Generating A Crowdsourced Conversation Dataset to Combat Cybergrooming
Xinyi Zhang, Pamela J. Wisniewski, Jin-hee Cho, Lifu Huang, Sang Won Lee
TL;DR
The paper addresses cybergrooming risks by highlighting gaps in detection-based approaches and outdated datasets, proposing a crowdsourced data collection framework that engages both parents and adolescents in simulated cybergrooming scenarios. This data will train generative NLP models to create educational conversations and illuminate differences in risk perception and coping behaviors between the two groups. By analyzing four data types (parents' vulnerable and resilient responses, adolescents' vulnerable and resilient responses) through qualitative methods, the work aims to develop robust educational agents and interfaces that empower youth while mitigating privacy and ethical concerns.
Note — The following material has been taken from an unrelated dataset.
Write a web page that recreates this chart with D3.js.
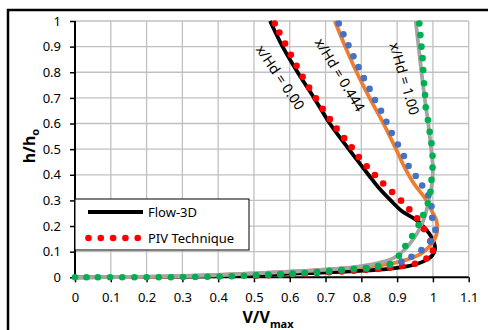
<!DOCTYPE html>
<html>
<head>
<meta charset="utf-8">
<script src="https://cdn.jsdelivr.net/npm/d3@7"></script>
<style>
  body { margin: 0; background: #fff; }
  text { font-family: "Noto Sans", "Liberation Sans", sans-serif; }
</style>
</head>
<body>
<script>
// tick values
var xTicks = [0, 0.1, 0.2, 0.3, 0.4, 0.5, 0.6, 0.7, 0.8, 0.9, 1, 1.1];
var yTicks = [0, 0.1, 0.2, 0.3, 0.4, 0.5, 0.6, 0.7, 0.8, 0.9, 1];

// Flow-3D profiles, [V/Vmax, h/ho]
var flow000 = [[0.545,1],[0.58,0.9],[0.622,0.8],[0.668,0.7],[0.712,0.6],[0.765,0.5],[0.82,0.4],[0.848,0.35],[0.882,0.3],[0.912,0.26],[0.952,0.225],[0.972,0.2],[0.99,0.17],[1.002,0.14],[1.006,0.11],[0.998,0.085],[0.978,0.065],[0.95,0.05],[0.915,0.04],[0.87,0.032],[0.82,0.027],[0.72,0.02],[0.6,0.014],[0.5,0.009],[0.4,0.005],[0.3,0.003],[0.15,0.001],[0,0]];
var flow444 = [[0.726,1],[0.755,0.9],[0.787,0.8],[0.823,0.7],[0.862,0.6],[0.897,0.5],[0.917,0.44],[0.945,0.37],[0.982,0.3],[1.0,0.25],[1.01,0.22],[1.012,0.18],[1.005,0.15],[0.99,0.12],[0.965,0.09],[0.93,0.07],[0.89,0.055],[0.84,0.045],[0.78,0.038],[0.71,0.031],[0.6,0.022],[0.5,0.015],[0.4,0.009],[0.3,0.004],[0.15,0.001],[0,0]];
var flow100 = [[0.952,1],[0.96,0.9],[0.968,0.8],[0.977,0.7],[0.987,0.6],[0.995,0.5],[1.0,0.43],[0.997,0.36],[0.988,0.3],[0.98,0.25],[0.97,0.21],[0.955,0.17],[0.935,0.13],[0.915,0.1],[0.89,0.075],[0.86,0.06],[0.83,0.05],[0.78,0.04],[0.7,0.03],[0.6,0.022],[0.5,0.015],[0.4,0.009],[0.3,0.005],[0.15,0.002],[0,0]];

// PIV measurements, [V/Vmax, h/ho]
var piv000 = [[0.558,0.99],[0.571,0.955],[0.587,0.912],[0.603,0.868],[0.619,0.825],[0.636,0.782],[0.654,0.74],[0.673,0.698],[0.692,0.657],[0.712,0.617],[0.731,0.58],[0.752,0.543],[0.773,0.507],[0.793,0.469],[0.815,0.433],[0.838,0.399],[0.861,0.366],[0.886,0.333],[0.911,0.299],[0.934,0.265],[0.956,0.23],[0.975,0.188],[0.993,0.141],[1.0,0.104],[0.982,0.073],[0.95,0.053],[0.914,0.044],[0.88,0.038],[0.847,0.033],[0.813,0.029],[0.779,0.026],[0.745,0.023],[0.71,0.02],[0.676,0.017],[0.642,0.014],[0.608,0.012],[0.574,0.01],[0.54,0.008],[0.506,0.006]];
var piv444 = [[0.737,0.99],[0.75,0.948],[0.764,0.905],[0.778,0.862],[0.792,0.82],[0.807,0.777],[0.823,0.735],[0.838,0.692],[0.855,0.65],[0.87,0.607],[0.885,0.563],[0.902,0.518],[0.919,0.473],[0.932,0.434],[0.952,0.395],[0.97,0.358],[0.987,0.32],[0.996,0.277],[0.998,0.232],[1.007,0.185],[0.994,0.14],[0.968,0.106],[0.94,0.08],[0.912,0.061],[0.88,0.049],[0.847,0.041],[0.813,0.036],[0.779,0.032],[0.745,0.028],[0.71,0.024],[0.676,0.02],[0.642,0.017],[0.608,0.014],[0.574,0.012],[0.54,0.01],[0.506,0.008]];
var piv100 = [[0.962,0.99],[0.965,0.945],[0.968,0.9],[0.971,0.855],[0.973,0.809],[0.975,0.757],[0.978,0.711],[0.98,0.663],[0.986,0.614],[0.991,0.568],[0.996,0.523],[0.999,0.474],[0.999,0.428],[0.996,0.38],[0.993,0.334],[0.986,0.289],[0.973,0.243],[0.96,0.204],[0.942,0.161],[0.923,0.122],[0.905,0.084],[0.88,0.052],[0.847,0.044],[0.815,0.035],[0.779,0.032],[0.745,0.028],[0.71,0.024],[0.676,0.02],[0.642,0.017],[0.608,0.015],[0.574,0.012],[0.54,0.01],[0.506,0.008],[0.472,0.006],[0.438,0.004],[0.404,0.003],[0.37,0.002],[0.336,0.001],[0.302,0.001],[0.268,0],[0.234,0],[0.2,0],[0.166,0],[0.132,0],[0.098,0],[0.064,0],[0.032,0],[0,0]];

var labels = [
    { text: "x/Hd = 0.00", v: 0.573, h: 0.78, angle: 56 },
    { text: "x/Hd = 0.444", v: 0.74, h: 0.79, angle: 59 },
    { text: "x/Hd = 1.00", v: 0.92, h: 0.775, angle: 74 }
];

var canvas = d3.select("body")
               .append("svg")
               .attr("width", 488)
               .attr("height", 330);

var x = d3.scaleLinear().domain([0, 1.1]).range([75, 468.7]);
var y = d3.scaleLinear().domain([0, 1]).range([277.3, 21]);

// outer frame
canvas.append("rect")
      .attr("x", 8).attr("y", 10)
      .attr("width", 486).attr("height", 330)
      .attr("fill", "none")
      .attr("stroke", "#000")
      .attr("stroke-width", 2.5);

// grid
canvas.selectAll("line.vgrid")
      .data(xTicks.slice(1))
      .enter()
            .append("line")
            .attr("x1", function(d) { return x(d); })
            .attr("x2", function(d) { return x(d); })
            .attr("y1", y(0))
            .attr("y2", y(1))
            .attr("stroke", "#c0c0c0")
            .attr("stroke-width", 1.3);

canvas.selectAll("line.hgrid")
      .data(yTicks.slice(1))
      .enter()
            .append("line")
            .attr("x1", x(0))
            .attr("x2", x(1.1))
            .attr("y1", function(d) { return y(d); })
            .attr("y2", function(d) { return y(d); })
            .attr("stroke", "#c0c0c0")
            .attr("stroke-width", 1.3);

// axes
var xAxis = canvas.append("g")
      .attr("transform", "translate(0," + y(0) + ")")
      .call(d3.axisBottom(x).tickValues(xTicks).tickSize(5).tickPadding(10).tickFormat(d3.format("")));
var yAxis = canvas.append("g")
      .attr("transform", "translate(" + x(0) + ",0)")
      .call(d3.axisLeft(y).tickValues(yTicks).tickSize(5).tickPadding(9).tickFormat(d3.format("")));

[xAxis, yAxis].forEach(function(a) {
    a.select(".domain").attr("stroke", "#000").attr("stroke-width", 2);
    a.selectAll(".tick line").attr("stroke", "#000").attr("stroke-width", 1.5);
    a.selectAll(".tick text")
     .attr("font-family", "Noto Sans, sans-serif")
     .attr("font-size", 13)
     .attr("fill", "#000");
});
xAxis.select(".domain").attr("d", "M" + x(0) + ",0H" + x(1.1));
yAxis.select(".domain").attr("d", "M0," + y(0) + "V" + y(1));

// Flow-3D lines
var line = d3.line()
             .x(function(d) { return x(d[0]); })
             .y(function(d) { return y(d[1]); })
             .curve(d3.curveCatmullRom.alpha(0.5));

canvas.append("path").datum(flow000).attr("d", line)
      .attr("fill", "none").attr("stroke", "#000").attr("stroke-width", 3.8);
canvas.append("path").datum(flow444).attr("d", line)
      .attr("fill", "none").attr("stroke", "#ed7d31").attr("stroke-width", 3.8);
canvas.append("path").datum(flow100).attr("d", line)
      .attr("fill", "none").attr("stroke", "#a5a5a5").attr("stroke-width", 3.8);

// PIV dots
function dots(data, colour) {
    canvas.append("g")
          .selectAll("circle")
          .data(data)
          .enter()
                .append("circle")
                .attr("cx", function(d) { return x(d[0]); })
                .attr("cy", function(d) { return y(d[1]); })
                .attr("r", 3.3)
                .attr("fill", colour);
}
dots(piv000, "#ff0000");
dots(piv444, "#4472c4");
dots(piv100, "#00b050");

// rotated profile labels
canvas.selectAll("text.lab")
      .data(labels)
      .enter()
            .append("text")
            .attr("transform", function(d) {
                return "translate(" + x(d.v) + "," + y(d.h) + ") rotate(" + d.angle + ")";
            })
            .attr("text-anchor", "middle")
            .attr("dy", "0.35em")
            .attr("font-size", 14)
            .text(function(d) { return d.text; });

// legend
canvas.append("rect")
      .attr("x", 75).attr("y", 199)
      .attr("width", 174).attr("height", 51)
      .attr("fill", "#fff")
      .attr("stroke", "#000")
      .attr("stroke-width", 1);
canvas.append("line")
      .attr("x1", 88).attr("x2", 143)
      .attr("y1", 212).attr("y2", 212)
      .attr("stroke", "#000").attr("stroke-width", 4);
canvas.append("g")
      .selectAll("circle")
      .data([0, 1, 2, 3, 4])
      .enter()
            .append("circle")
            .attr("cx", function(d) { return 88.5 + d * 12.3; })
            .attr("cy", 238)
            .attr("r", 3.3)
            .attr("fill", "#ff0000");
canvas.append("text").attr("x", 148).attr("y", 216.5)
      .attr("font-size", 13).text("Flow-3D");
canvas.append("text").attr("x", 148).attr("y", 242.5)
      .attr("font-size", 13).text("PIV Technique");

// axis titles
var xt = canvas.append("text")
      .attr("x", 268).attr("y", 323)
      .attr("text-anchor", "middle")
      .attr("font-weight", "bold")
      .attr("font-size", 16);
xt.append("tspan").text("V/V");
xt.append("tspan").attr("font-size", 11).attr("dy", 5).text("max");

var yt = canvas.append("text")
      .attr("transform", "translate(35,146) rotate(-90)")
      .attr("text-anchor", "middle")
      .attr("font-weight", "bold")
      .attr("font-size", 16);
yt.append("tspan").text("h/h");
yt.append("tspan").attr("font-size", 11).attr("dy", 4).text("o");
</script>
</body>
</html>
The approach offers a practical path toward large-scale, authentic datasets for youth education on cybergrooming and informs the design of protective conversational tools and curricula.
Abstract
Cybergrooming emerges as a growing threat to adolescent safety and mental health. One way to combat cybergrooming is to leverage predictive artificial intelligence (AI) to detect predatory behaviors in social media. However, these methods can encounter challenges like false positives and negative implications such as privacy concerns. Another complementary strategy involves using generative artificial intelligence to empower adolescents by educating them about predatory behaviors. To this end, we envision developing state-of-the-art conversational agents to simulate the conversations between adolescents and predators for educational purposes. Yet, one key challenge is the lack of a dataset to train such conversational agents. In this position paper, we present our motivation for empowering adolescents to cope with cybergrooming. We propose to develop large-scale, authentic datasets through an online survey targeting adolescents and parents. We discuss some initial background behind our motivation and proposed design of the survey, such as situating the participants in artificial cybergrooming scenarios, then allowing participants to respond to the survey to obtain their authentic responses. We also present several open questions related to our proposed approach and hope to discuss them with the workshop attendees.